NEW YORK — A private research group said its gauge of future economic activity edged up in July, suggesting growth will be sluggish for the rest of the year.
The Conference Board said Thursday that its index of leading economic indicators rose 0.1 percent last month after dropping 0.3 percent in June. Economists polled by Thomson Reuters had expected a gain of 0.2 percent.
The leading indicators gauge had risen sharply from spring 2009 through March of this year. It has flattened out since then. Businesses are no longer building up their stocks. Consumers are saving at higher rates and spending less.
Conference Board economist Ken Goldstein said this combination resulted in "a weak economy with little forward momentum. However, the good news is that the data do not point to a recession."
The index is calculated from 10 measures of the housing sector, employment, financial markets and manufacturing. In July, the Conference Board said longer workweeks in factories and fewer people filing for unemployment aid pointed to a better economy, as did a gauge of how long it takes vendors to get supplies to their customers.
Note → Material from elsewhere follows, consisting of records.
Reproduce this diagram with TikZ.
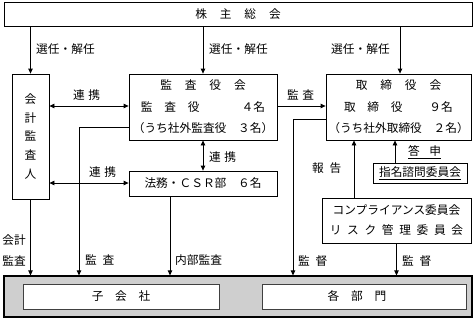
\documentclass[tikz,border=0pt]{standalone}
\usepackage{fontspec}
\newfontfamily\jp{Noto Sans CJK JP}
\usetikzlibrary{arrows.meta}
\begin{document}
\begin{tikzpicture}[x=1pt,y=-1pt,
  every node/.style={font=\jp\fontsize{11.7}{14}\selectfont, inner sep=0pt},
  box/.style={draw, line width=0.8pt, fill=white, align=center},
  conn/.style={line width=0.8pt, -{Triangle[length=5pt,width=4.5pt]}},
  dconn/.style={line width=0.8pt, {Triangle[length=5pt,width=4.5pt]}-{Triangle[length=5pt,width=4.5pt]}},
  lbl/.style={anchor=west}]
\useasboundingbox (0,0) rectangle (476,319);
% boxes
\node[box, minimum width=468pt, minimum height=24pt] (soukai) at (238,14)
  {株\hspace{1.1em}主\hspace{1.1em}総\hspace{1.1em}会};
\node[box, minimum width=37pt, minimum height=125pt, font=\jp\fontsize{11.7}{18.8}\selectfont] (kaikei) at (30.5,136.5)
  {会\\計\\監\\査\\人};
\node[box, minimum width=148pt, minimum height=66pt, font=\jp\fontsize{11.7}{21.5}\selectfont] (kansa) at (203,107)
  {監\hspace{1.1em}査\hspace{1.1em}役\hspace{1.1em}会\\
   監\hspace{1em}査\hspace{1em}役\hspace{3.6em}４名\\
   （うち社外監査役\hspace{1em}３名）};
\node[box, minimum width=145pt, minimum height=66pt, font=\jp\fontsize{11.7}{21.5}\selectfont] (tori) at (398.5,107)
  {取\hspace{1.1em}締\hspace{1.1em}役\hspace{1.1em}会\\
   取\hspace{1em}締\hspace{1em}役\hspace{2.3em}９名\\
   （うち社外取締役\hspace{1em}２名）};
\node[box, minimum width=148pt, minimum height=25pt] (houmu) at (203,183.5)
  {法務・ＣＳＲ部\hspace{1em}６名};
\node[box, minimum width=94pt, minimum height=20pt] (shimei) at (420,173)
  {\underline{指名諮問委員会}};
\node[box, minimum width=149pt, minimum height=45pt, font=\jp\fontsize{11.7}{20}\selectfont] (comp) at (396.5,220.5)
  {コンプライアンス委員会\\
   \makebox[11.4em]{リ\hfill ス\hfill ク\hfill 管\hfill 理\hfill 委\hfill 員\hfill 会}};
\node[draw, line width=1.2pt, fill=black!19, minimum width=468pt, minimum height=41pt] (graybox) at (238,296.5) {};
\node[box, draw=black!75, minimum width=196pt, minimum height=25pt] (kogaisha) at (121,296.5)
  {子\hspace{1em}会\hspace{1em}社};
\node[box, draw=black!75, minimum width=204pt, minimum height=25pt] (kakubu) at (364,296.5)
  {各\hspace{1em}部\hspace{1em}門\hspace{1.2em}};
% connectors
\draw[conn] (soukai.south -| kaikei.north) -- (kaikei.north);
\draw[conn] (soukai.south -| kansa.north) -- (kansa.north);
\draw[conn] (soukai.south -| 400,0) -- (tori.north -| 400,0);
\draw[dconn] (kaikei.east |- 0,106) -- (kansa.west |- 0,106);
\draw[conn] (kansa.east |- 0,106) -- (tori.west |- 0,106);
\draw[conn] (kansa.west |- 0,127) -| (graybox.north -| 79,0);
\draw[conn] (tori.west |- 0,119) -| (graybox.north -| 293,0);
\draw[conn] (kaikei.south) -- (graybox.north -| kaikei.south);
\draw[conn] (houmu.south -| 170,0) -- (graybox.north -| 170,0);
\draw[dconn] (kansa.south) -- (houmu.north);
\draw[dconn] (kaikei.east |- 0,183) -- (houmu.west |- 0,183);
\draw[conn] (comp.north -| 354,0) -- (tori.south -| 354,0);
\draw[conn] (shimei.north -| 395,0) -- (tori.south -| 395,0);
\draw[conn] (comp.south) -- (graybox.north -| comp.south);
% labels
\node[lbl] (l1) at (36,49) {選任・解任};
\node[lbl] (l2) at (209,49) {選任・解任};
\node[lbl] (l3) at (331,49) {選任・解任};
\node[lbl] (l4) at (73,95) {連\hspace{0.3em}携};
\node[lbl] (l5) at (287,95) {監\hspace{0.3em}査};
\node[lbl] (l6) at (209,157) {連\hspace{0.3em}携};
\node[lbl] (l7) at (89,172) {連\hspace{0.3em}携};
\node[lbl] (l8) at (312,168) {報\hspace{0.5em}告};
\node[lbl] (l9) at (408,152) {\underline{答\hspace{0.8em}申}};
\node[anchor=east, align=right, font=\jp\fontsize{11.7}{21}\selectfont] (l10) at (26,250) {会計\\監査};
\node[lbl] (l11) at (85,260) {監\hspace{0.5em}査};
\node[lbl] (l12) at (175,260) {内部監査};
\node[lbl] (l13) at (298,261) {監\hspace{0.5em}督};
\node[lbl] (l14) at (402,261) {監\hspace{0.5em}督};
\end{tikzpicture}
\end{document}
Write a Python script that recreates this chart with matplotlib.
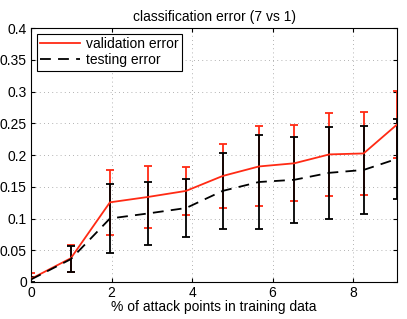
import numpy as np
import matplotlib
matplotlib.use('Agg')
import matplotlib.pyplot as plt

plt.rcParams['font.family'] = ['Liberation Sans', 'DejaVu Sans']

# % of attack points in training data
pct = [0, 0.99, 1.96, 2.91, 3.85, 4.76, 5.66, 6.54, 7.41, 8.26, 9.09]

val_err = [0.005, 0.0375, 0.1255, 0.134, 0.1435, 0.167, 0.182, 0.187, 0.201, 0.2025, 0.248]
val_std = [0.009, 0.021, 0.051, 0.049, 0.038, 0.051, 0.063, 0.060, 0.066, 0.065, 0.053]

test_err = [0.004, 0.036, 0.100, 0.108, 0.1165, 0.1435, 0.1575, 0.161, 0.172, 0.1765, 0.194]
test_std = [0.004, 0.021, 0.054, 0.050, 0.045, 0.060, 0.074, 0.068, 0.072, 0.070, 0.063]

red = '#ff2a14'

fig = plt.figure(figsize=(4.07, 3.19), dpi=100)
ax = fig.add_axes([0.0762, 0.116, 0.8992, 0.796])

ax.errorbar(pct, val_err, yerr=val_std, fmt='none', ecolor=red, elinewidth=1.3,
            capsize=3, capthick=1.3, zorder=2)
ax.errorbar(pct, test_err, yerr=test_std, fmt='none', ecolor='black', elinewidth=1.3,
            capsize=3, capthick=1.3, zorder=3)
ax.plot(pct, val_err, color=red, lw=1.3, label='validation error', zorder=4)
ax.plot(pct, test_err, color='black', lw=1.3, ls=(0, (6, 4)), label='testing error', zorder=4)

ax.set_xlim(0, 9.09)
ax.set_ylim(0, 0.4)
ax.set_xticks([0, 2, 4, 6, 8])
yt = np.arange(0, 0.401, 0.05)
ax.set_yticks(yt)
ax.set_yticklabels(['0', '0.05', '0.1', '0.15', '0.2', '0.25', '0.3', '0.35', '0.4'])
ax.tick_params(direction='in', top=True, right=True, labelsize=10, length=3, pad=3)
ax.grid(True, ls=(0, (1, 4)), color='#999999', lw=0.6)
for s in ax.spines.values():
    s.set_linewidth(0.8)

ax.set_title('classification error (7 vs 1)', fontsize=10, pad=5)
ax.set_xlabel('% of attack points in training data', fontsize=10, labelpad=0)

leg = ax.legend(loc='upper left', fontsize=10, frameon=True, fancybox=False,
                edgecolor='black', framealpha=1, borderaxespad=0.4,
                handlelength=2.9, borderpad=0.25, labelspacing=0.15, handletextpad=0.4)
leg.get_frame().set_linewidth(0.8)

fig.savefig('out.png', dpi=100)
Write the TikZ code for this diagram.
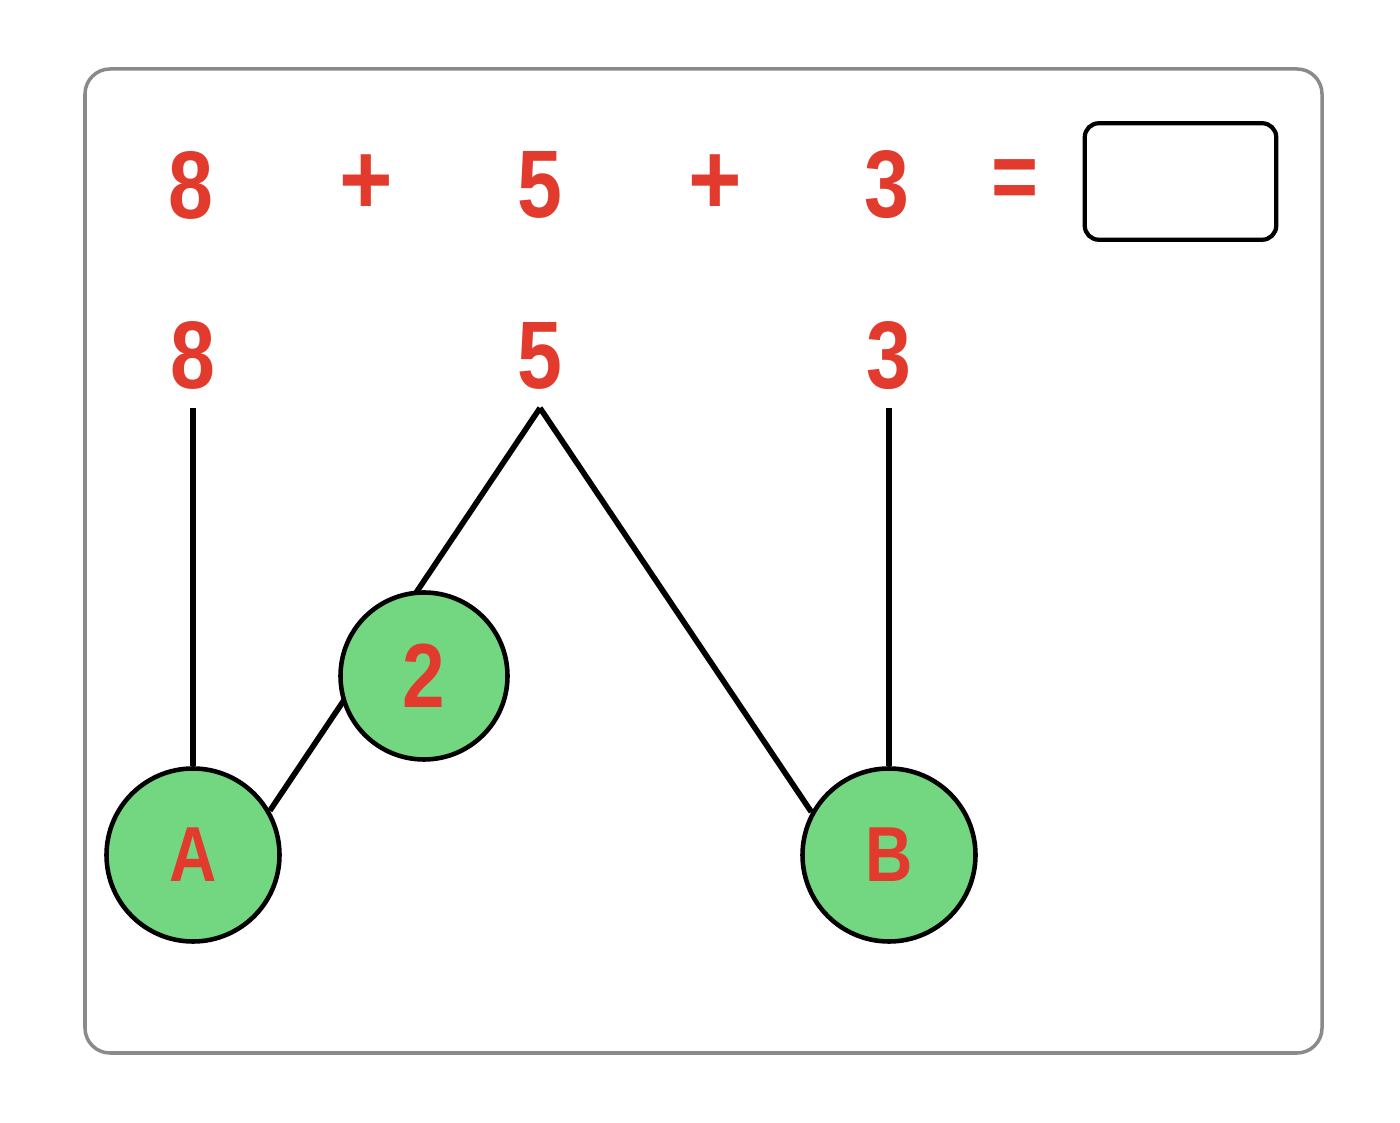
\documentclass[tikz,border=0pt]{standalone}
\usepackage{fontspec}
\setmainfont{Liberation Sans}
\definecolor{numred}{HTML}{E23A2D}
\definecolor{nodegreen}{HTML}{73D680}
\definecolor{framegray}{HTML}{8A8A8A}
\newcommand\narrowtxt[1]{\scalebox{0.84}[1]{#1}}
\pgfdeclarelayer{background}
\pgfsetlayers{background,main}
\begin{document}
\begin{tikzpicture}[
  bignum/.style={text=numred, font=\fontsize{27.3}{30}\selectfont\bfseries, inner sep=0pt},
  plussign/.style={text=numred, font=\fontsize{29}{32}\selectfont\bfseries, inner sep=0pt},
  lownum/.style={bignum, text depth=0pt, inner xsep=0pt, inner ysep=0.19cm, anchor=south},
  ball/.style={circle, draw=black, line width=1.3pt, fill=nodegreen, text=numred, inner sep=0pt},
  conn/.style={draw=black, line width=1.6pt},
  answerbox/.style={draw=black, line width=1.2pt, rounded corners=0.14cm, minimum width=1.915cm, minimum height=1.165cm, inner sep=0pt}
]
\useasboundingbox (0,0) rectangle (14,11.23);
\begin{pgfonlayer}{background}
\fill[white] (0,0) rectangle (14,11.23);
\end{pgfonlayer}
\draw[framegray, line width=1pt, rounded corners=0.25cm] (0.85,0.70) rectangle (13.22,10.54);

% top equation row
\node[bignum] (t8)  at (1.91,9.38) {\narrowtxt{8}};
\node[plussign] (tp1) at (3.66,9.38) {\scalebox{0.9}[1]{+}};
\node[bignum] (t5)  at (5.40,9.38) {\narrowtxt{5}};
\node[plussign] (tp2) at (7.15,9.38) {\scalebox{0.9}[1]{+}};
\node[bignum] (t3)  at (8.87,9.38) {\narrowtxt{3}};
\node[bignum] (teq) at (10.15,9.38) {\narrowtxt{=}};
\node[answerbox] (ans) at (11.805,9.415) {};

% second row
\node[lownum] (b8) at (1.93,7.15) {\narrowtxt{8}};
\node[lownum] (b5) at (5.40,7.15) {\narrowtxt{5}};
\node[lownum] (b3) at (8.89,7.15) {\narrowtxt{3}};

% circles
\node[ball, minimum size=1.73cm, font=\fontsize{22.2}{24}\selectfont\bfseries] (A) at (1.93,2.68) {\narrowtxt{A}};
\node[ball, minimum size=1.67cm, font=\fontsize{25.9}{28}\selectfont\bfseries] (two) at (4.24,4.47) {\narrowtxt{2}};
\node[ball, minimum size=1.73cm, font=\fontsize{22.2}{24}\selectfont\bfseries] (B) at (8.89,2.68) {\narrowtxt{B}};

\begin{pgfonlayer}{background}
\draw[conn] (b8.south) -- (A.north);
\draw[conn] (b5.south) -- (A.30);
\draw[conn] (b5.south) -- (B.151);
\draw[conn] (b3.south) -- (B.north);
\end{pgfonlayer}
\end{tikzpicture}
\end{document}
Slower deliveries from suppliers suggest companies are ordering more and vendors are busier.
Another big boost to the leading indicators was the difference between 10-year interest rates and the overnight interest rate that the Federal Reserve has kept at a record low near zero. A wide gap between the two can mean investors expect economic activity to pick up.
While still historically high, that gap has shrunk this summer. Investors sought the safety of 10-year Treasury notes, driving down the yield.
Low consumer confidence and a drop in building permits, which signal the intent to build homes, were the biggest drags on the index. Stock prices also fell.